Sexist humor has similar impacts on perceptions of women, according to a study of sexist attitudes conducted by Thomas Ford at Western Carolina University. Ford first gave groups of adult males assessments of existing sexist beliefs, asking them to agree or disagree with statements like “Women seek to gain power by getting control over men.” From those assessments, each subject was classified as possessing either low or high hostile sexism. Next, some of the subjects read a series of sexist jokes targeting women (e.g., How can you tell that a blonde has been using the computer? There’s Wite-Out on the screen!) along with equally aggressive jokes not targeting women (e.g., What’s the difference between a golfer and a skydiver? A golfer goes whack . . . damn, a skydiver goes damn . . . whack). As a comparison, other subjects read a series of nonsexist and sexist stories not involving humor.

To see what impact the sexist jokes and stories had on subject attitudes, Ford described the National Council of Women, an organization committed to the political and social advancement of women and women’s issues, and asked all of the men to imagine making a donation to this organization, up to $20. They didn’t have to commit any actual money, only to imagine themselves doing so. The final amount they chose to give was what Ford regarded as his dependent measure.

When he analyzed his data without taking into consideration the subjects’ existing sexist beliefs, the jokes appeared to have no impact on how much money they committed to the organization. However, when he differentiated the responses of those scoring low and high on the sexist scale, a very different picture emerged.

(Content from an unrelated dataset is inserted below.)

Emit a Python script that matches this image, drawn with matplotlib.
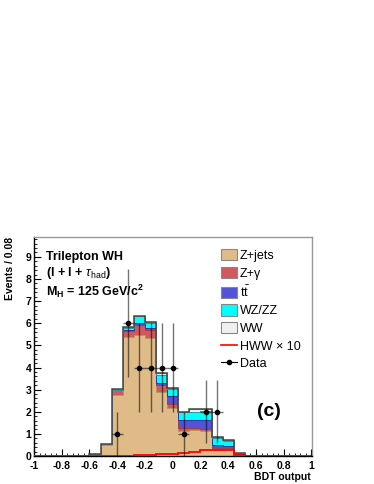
import matplotlib
matplotlib.use("Agg")
import matplotlib.pyplot as plt
import numpy as np
from matplotlib.patches import Patch
from matplotlib.lines import Line2D

plt.rcParams["font.family"] = ["Liberation Sans", "DejaVu Sans"]
plt.rcParams["mathtext.fontset"] = "custom"
plt.rcParams["mathtext.rm"] = "Liberation Sans"
plt.rcParams["mathtext.it"] = "Liberation Sans:italic"
plt.rcParams["mathtext.bf"] = "Liberation Sans:bold"

# 25 bins of width 0.08 on BDT output [-1, 1]
edges = np.linspace(-1, 1, 26)
centers = 0.5 * (edges[:-1] + edges[1:])

# per-bin contributions (not cumulative), bins 0..24
z_jets = [0, 0, 0, 0, 0, 0.05, 0.50, 2.78, 5.40, 5.47, 5.32, 2.91, 2.16,
          1.15, 1.18, 1.13, 0.27, 0.32, 0.05, 0, 0, 0, 0, 0, 0]
z_gamma = [0, 0, 0, 0, 0, 0, 0.02, 0.20, 0.26, 0.46, 0.38, 0.30, 0.18,
           0.13, 0.10, 0.09, 0.08, 0.06, 0.02, 0, 0, 0, 0, 0, 0]
ttbar = [0, 0, 0, 0, 0, 0, 0, 0.01, 0.04, 0.07, 0.08, 0.11, 0.39,
         0.37, 0.37, 0.41, 0.15, 0.07, 0.02, 0, 0, 0, 0, 0, 0]
wz_zz = [0, 0, 0, 0, 0, 0.01, 0.01, 0.01, 0.08, 0.32, 0.22, 0.35, 0.30,
         0.32, 0.35, 0.42, 0.30, 0.24, 0.05, 0, 0, 0, 0, 0, 0]
ww = [0, 0, 0, 0, 0, 0.01, 0.02, 0.04, 0.05, 0.03, 0.08, 0.07, 0.05,
      0.03, 0.12, 0.06, 0.04, 0.05, 0.01, 0, 0, 0, 0, 0, 0]
hww_x10 = [0, 0, 0, 0, 0, 0, 0, 0.01, 0.02, 0.03, 0.05, 0.07, 0.10,
           0.15, 0.20, 0.26, 0.28, 0.25, 0.06, 0, 0, 0, 0, 0, 0]
data = [0, 0, 0, 0, 0, 0, 0, 1, 6, 4, 4, 4, 4,
        1, 0, 2, 2, 0, 0, 0, 0, 0, 0, 0, 0]

components = [
    ("Z+jets", z_jets, "#DFBB88", "#B89368"),
    ("Z+\u03b3", z_gamma, "#D0595D", "#A04045"),
    ("t$\\bar{\\rm t}$", ttbar, "#5353DA", "#3535A8"),
    ("WZ/ZZ", wz_zz, "#00FFFF", "#20A0A0"),
    ("WW", ww, "#F0F0F0", "#888888"),
]

fig = plt.figure(figsize=(3.74, 4.84), dpi=100)
ax = fig.add_axes([34 / 374, 28 / 484, 277.5 / 374, 219 / 484])

base = np.zeros(len(centers))
for name, vals, fc, ec in components:
    top = base + np.array(vals)
    ax.stairs(top, edges, baseline=base, fill=True, color=fc, zorder=2)
    ax.stairs(top, edges, color=ec, linewidth=0.7, zorder=3)
    base = top
# outline of the total stack
ax.stairs(base, edges, color="#444444", linewidth=1.1, zorder=4)

ax.stairs(hww_x10, edges, color="red", linewidth=1.3, zorder=5)

d = np.array(data, dtype=float)
m = d > 0
ax.errorbar(centers[m], d[m], xerr=0.04, yerr=np.sqrt(d[m]), fmt="o",
            color="black", markersize=3, elinewidth=1.0, ecolor=(0, 0, 0, 0.55),
            capsize=0, zorder=6)

ax.set_xlim(-1, 1)
ax.set_ylim(0, 9.9)
ax.set_xticks(np.arange(-1, 1.01, 0.2))
ax.set_xticklabels(["-1", "-0.8", "-0.6", "-0.4", "-0.2", "0", "0.2", "0.4",
                    "0.6", "0.8", "1"])
ax.set_xticks(np.arange(-1, 1.001, 0.04), minor=True)
ax.set_yticks(range(10))
ax.set_yticks(np.arange(0, 9.9, 0.2), minor=True)
ax.tick_params(which="both", direction="in", top=False, right=False,
               labelsize=7.5)
ax.tick_params(axis="x", which="major", pad=3.5)
ax.tick_params(axis="y", which="major", pad=2)
ax.tick_params(which="major", length=5, width=0.8)
ax.tick_params(which="minor", length=2.5, width=0.6)
for lab in ax.get_xticklabels() + ax.get_yticklabels():
    lab.set_fontweight("bold")
for s in ("top", "right"):
    ax.spines[s].set_color("#999999")
    ax.spines[s].set_linewidth(1.0)
for s in ("left", "bottom"):
    ax.spines[s].set_linewidth(1.0)

fig.text(10 / 374, 1 - 237 / 484, "Events / 0.08", rotation=90, ha="center",
         va="top", fontsize=7.5, fontweight="bold")
fig.text(311 / 374, 1 - 477 / 484, "BDT output", ha="right", va="center",
         fontsize=7.5, fontweight="bold")

fig.text(46 / 374, 1 - 257 / 484, "Trilepton WH", ha="left", va="center",
         fontsize=9, fontweight="bold")
fig.text(46 / 374, 1 - 273 / 484, r"(l + l + $\tau_{\rm had}$)", ha="left",
         va="center", fontsize=9, fontweight="bold")
fig.text(46 / 374, 1 - 291 / 484, r"M$_{\mathbf{H}}$ = 125 GeV/c$^{\mathbf{2}}$",
         ha="left", va="center", fontsize=9, fontweight="bold")
fig.text(269 / 374, 1 - 412 / 484, "(c)", ha="center", va="center",
         fontsize=14, fontweight="bold")

handles = [Patch(facecolor=fc, edgecolor="#888888", linewidth=0.8)
           for _, _, fc, _ in components]
handles.append(Line2D([], [], color="red", linewidth=1.2))
handles.append(Line2D([], [], color="black", linewidth=0.8, marker="o",
                      markersize=3))
labels = [c[0] for c in components] + ["HWW \u00d7 10", "Data"]
ax.legend(handles, labels, loc="upper left",
          bbox_to_anchor=(221 / 374, 1 - 249 / 484),
          bbox_transform=fig.transFigure, frameon=False, fontsize=9,
          handlelength=1.3, handleheight=1.0, handletextpad=0.2,
          labelspacing=0.38, borderpad=0, borderaxespad=0)

fig.savefig("out.png", dpi=100)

Ford found that, compared to low-sexist subjects, high-sexist subjects were willing to commit much less money to the National Council of Women—but only after reading the sexist jokes. The nonsexist jokes, as well as the nonhumorous sexist stories, had no impact on their donations. To confirm his findings, Ford varied his experimental design by asking the subjects how much money a fictional university should cut from student organizations with similar woman-related causes. The results were the same. High-sexist subjects advocated the most drastic cuts, but only after reading the sexist jokes.

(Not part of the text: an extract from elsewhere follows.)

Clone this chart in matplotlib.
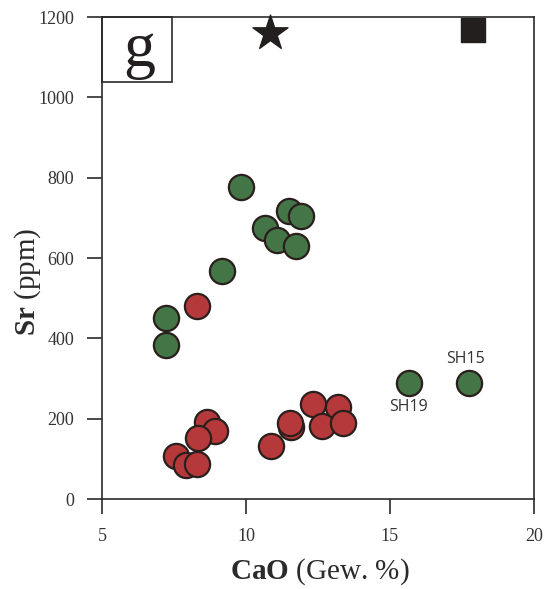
import matplotlib
matplotlib.use("Agg")
import matplotlib.pyplot as plt
from matplotlib.patches import Rectangle

plt.rcParams['font.family'] = ['Liberation Serif', 'DejaVu Serif']
plt.rcParams['mathtext.fontset'] = 'custom'
plt.rcParams['mathtext.rm'] = 'Liberation Serif'
plt.rcParams['mathtext.bf'] = 'Liberation Serif:bold'

# green samples
green_cao = [9.83, 11.49, 11.91, 10.66, 11.08, 11.75, 9.18, 7.22, 7.22, 15.65, 17.73]
green_sr = [777, 718, 704, 675, 645, 630, 568, 451, 383, 288, 288]

# red samples
red_cao = [8.29, 8.63, 8.92, 8.35, 7.56, 7.91, 8.29, 10.86, 11.56, 11.53,
           12.33, 13.21, 12.63, 13.38]
red_sr = [480, 192, 170, 153, 108, 85, 86, 133, 180, 188, 236, 230, 182, 188]

labels = ["SH19", "SH15"]
label_cao = [15.65, 17.73]
label_sr = [288, 288]

star_cao, star_sr = 10.83, 1160
square_cao, square_sr = 17.87, 1168

xticks = [5, 10, 15, 20]
yticks = [0, 200, 400, 600, 800, 1000, 1200]

fig = plt.figure(figsize=(5.44, 5.89), dpi=100)
ax = fig.add_axes([0.1875, 0.1528, 0.794, 0.8183])

edge = '#2a1f1c'
ax.scatter(green_cao, green_sr, s=330, c='#437546', edgecolors=edge, linewidths=1.6, zorder=3)
ax.scatter(red_cao, red_sr, s=330, c='#b5393a', edgecolors=edge, linewidths=1.6, zorder=3)

ax.scatter([star_cao], [star_sr], s=700, marker='*', c='#231f1f', clip_on=False, zorder=4)
ax.scatter([square_cao], [square_sr], s=290, marker='s', c='#231f1f', clip_on=False, zorder=4)

# sample labels
ax.text(label_cao[0], label_sr[0] - 38, labels[0], ha='center', va='top',
        fontsize=11.5, family='Open Sans', color='#333333')
ax.text(label_cao[1] - 0.1, label_sr[1] + 40, labels[1], ha='center', va='bottom',
        fontsize=11.5, family='Open Sans', color='#333333')

ax.set_xlim(5, 20)
ax.set_ylim(0, 1200)
ax.set_xticks(xticks)
ax.set_yticks(yticks)
ax.tick_params(direction='out', length=11, width=1.2, color='#2b2b2b',
               labelsize=13, labelcolor='#333333')
ax.tick_params(axis='x', pad=10)
ax.tick_params(axis='y', pad=9)
for sp in ax.spines.values():
    sp.set_linewidth(1.2)
    sp.set_color('#2b2b2b')

ax.set_xlabel(r'$\mathbf{CaO}$ (Gew. %)', fontsize=21, color='#2b2b2b')
ax.set_ylabel(r'$\mathbf{Sr}$ (ppm)', fontsize=21, color='#2b2b2b')
ax.xaxis.set_label_coords(0.505, -0.12)
ax.yaxis.set_label_coords(-0.137, 0.45)

# panel letter box
ax.add_patch(Rectangle((0, 1), 0.162, -0.135, transform=ax.transAxes, fill=False,
                       edgecolor='#2b2b2b', linewidth=1.2, clip_on=False, zorder=5))
ax.text(0.087, 0.93, 'g', transform=ax.transAxes, ha='center', va='center',
        fontsize=46, color='#231f1f')

fig.savefig('out.png', dpi=100)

If you’re like me, you find these results surprising and even a little frightening. Sexist humor does indeed appear to be more insidious than misogynist propaganda. It could even be that humor elicits opinions and emotions more effectively than direct prejudice because it works at a level below conscious awareness. In other words, by “flying below the radar,” humor amplifies existing prejudicial beliefs, giving them a voice without allowing them to be openly questioned.

Because it reveals how influential humor can be, Ford’s research is a good argument against stereotype-driven humor—even lawyer jokes. Granted, it only matters if we already have prejudicial attitudes toward these groups (in fact, low-sexist subjects pledged more money to the National Council of Women after the sexist jokes). But as we’ve seen, humor always contains two messages: what the humorist is saying, and all the other stuff left unspoken. When that unspoken stuff is hurtful or prejudicial, the easiest way to slip it in is to use a joke. Again, it’s a matter of intent.